Higher bit depth means a greater dynamic range (in volume) possible BECAUSE it has a greater range of values available to assign to the amplitude of the analog signal.

In other words 32 bit depth has a much greater dynamic range possible than 16 bit depth because it can more accurately catalog every amplitude in our recorded signal.

Conversely, recording at a lower bit depth increases the likelihood the analog to digital conversion will need to round to the closest value when it doesn’t have access to the proper value.

This act of rounding, essentially trying to fit a square peg into a triangle hole, is called a quantization error which introduces quantization noise into the signal.

We hear quantization noise as low white noise, also known as the noise floor.

Drop a dithering plugin (or a plugin with dithering capabilities) like Izotope’s Ozone Maximizer and set the dithering to 8 bit to hear what your mix sounds like at such a low bit depth as the dynamic range and breadth of values is greatly reduced. Immediately you’ll hear the the quantization noise of rounding values given the extremely limited range of 8 bit depth.

Incidentally dithering is the process of adding low level noise to mitigate the noise associated with reducing audio to a lower bit depth. This is typically done when converting an audio file recorded at 24 bit to the CD standard of 16 bit, but that’s a topic for another day.

Getting back to what higher bit depth means more dynamic range, remember that 8 bit has 256 values it can assign to amplitudes.

So if the signal calls for a 188 1/2 (as an example), working in 8 bit that signal would get rounded to 188 or 189, causing a quantization error/noise.

Dynamic range is the difference between the noise floor and the point of clipping.

If we’re working at 16 bit, again we have 65536 values. So that signal which had to be rounded at 8 bit will be properly represented at 16 bit, meaning no noise.

The main takeaway is that the higher the bit depth, the lower the noise floor.

How Much Dynamic Range Does Each Bit Depth Have

Here the math gets a lot easier.

Each “bit” is the equivalent of 6dB.

Therefore:

8 bit – 48dB

16 bit – 96dB

24 bit – 144dB

32 bit… well it’s A LOT higher because of the nature of the floating point. It’s basically quite a bit larger than the loudest measurable sounds on Earth so… yeah.

Too much science and math… just want to make better mixes… head hurts…

What Bit Depth Should I Use

Let’s get back to practicality here: what bit depth should you record and mix at?

When it comes to music, 24 bit is going to work just fine. Actually when it comes to any kind of audio producing in general, 99% of the time 24 bit depth is going to work just fine.

Again, 24 bit depth yields 144dB of dynamic range which is actually more than humans can hear between the quietest signal and pain/causing damage.

For more context, a musical performance in a concert hall typically has 80dB of dynamic range.
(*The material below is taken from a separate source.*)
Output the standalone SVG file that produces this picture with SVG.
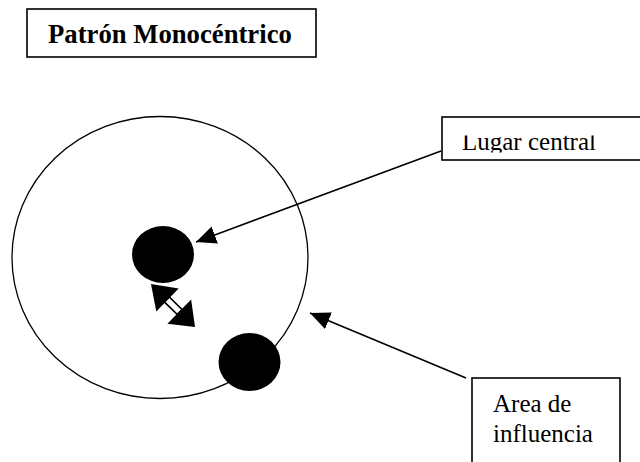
<svg xmlns="http://www.w3.org/2000/svg" width="640" height="462" viewBox="0 0 640 462">
  <style>
    .box { fill: #fff; stroke: #000; stroke-width: 1.6; }
    .lbl { font-family: "Liberation Serif", "Times New Roman", serif; font-size: 25px; fill: #000; }
    .title { font-family: "Liberation Serif", "Times New Roman", serif; font-size: 26.7px; font-weight: bold; fill: #000; }
    .conn { stroke: #000; stroke-width: 1.6; fill: none; }
  </style>
  <defs>
    <marker id="ah" markerUnits="userSpaceOnUse" markerWidth="22" markerHeight="20" refX="20" refY="9" orient="auto">
      <path d="M0,0 L20,9 L0,18 Z" fill="#000"/>
    </marker>
    <clipPath id="clipLugar">
      <rect x="442" y="135.5" width="198" height="17"/>
    </clipPath>
  </defs>
  <rect width="640" height="462" fill="#fff"/>

  <g id="title">
    <rect class="box" x="27" y="9" width="289" height="48"/>
    <text class="title" x="48" y="43">Patrón Monocéntrico</text>
  </g>

  <g id="area-circle">
    <ellipse cx="160" cy="257.5" rx="148" ry="141" fill="none" stroke="#000" stroke-width="1.3"/>
  </g>

  <g id="central-place">
    <ellipse cx="163" cy="254.5" rx="31" ry="28.5" fill="#000"/>
  </g>

  <g id="secondary-place">
    <ellipse cx="249.5" cy="362" rx="31" ry="29" fill="#000"/>
  </g>

  <g id="lugar-central">
    <rect class="box" x="442" y="117" width="210" height="43"/>
    <text class="lbl" x="462" y="150" clip-path="url(#clipLugar)">Lugar central</text>
  </g>

  <g id="area-influencia">
    <rect class="box" x="472" y="378" width="148" height="100"/>
    <text class="lbl" x="493" y="412">Area de</text>
    <text class="lbl" x="493" y="442">influencia</text>
  </g>

  <g id="connectors">
    <line class="conn" x1="441" y1="151" x2="196" y2="242" marker-end="url(#ah)"/>
    <line class="conn" x1="466" y1="378" x2="310" y2="313" marker-end="url(#ah)"/>
    <g transform="translate(151,284) rotate(44.3)">
      <rect x="22" y="-3.5" width="18" height="7" fill="#fff" stroke="#000" stroke-width="1.6"/>
      <path d="M0,0 L23,-16 L23,16 Z" fill="#000"/>
      <path d="M61.5,0 L39.5,-17 L39.5,17 Z" fill="#000"/>
    </g>
  </g>
</svg>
24 bit also provides more dynamic range than any microphone you’ll purchase can reproduce.

As such, 32 bit depth is largely objectively redundant in most music production. It covers values and range we have no practical use for, creating larger file sizes and taxing our system’s CPU unnecessarily.

What bit depth should you use?

Virtually everyone reading this should record and mix at 24 bit depth. If you’re mastering for a CD or a streaming service recommends 16 bit, dither down to 16 bit in the mastering stage in order to comply with the 16 bit limitations of those mediums, otherwise keep it in 24 bit.

Now let’s get back to the important stuff, like making music!

Bit Depth – TL/DR

  • Bit depth dictates the amount of dynamic range between the noise floor and point of clipping.
  • When audio is recorded or processed, its amplitudes are assigned values.
  • Higher bit depths have more values to assign.
  • If the appropriate value isn’t available (as is the case at extremely low bit depths like 8 bit), this causes quantization errors which manifests as white noise.
  • This white noise is known as the noise floor (again, dynamic range is the difference (in dB) between the noise floor and clipping).
  • 24 bit depth provides 144dB of dynamic range which, practically speaking, is more than we’ll ever need in music production.
  • Record and mix in 24 bit, dither your music down to 16 bit in the case of a CD (due to the comparably limited dynamic range of the medium).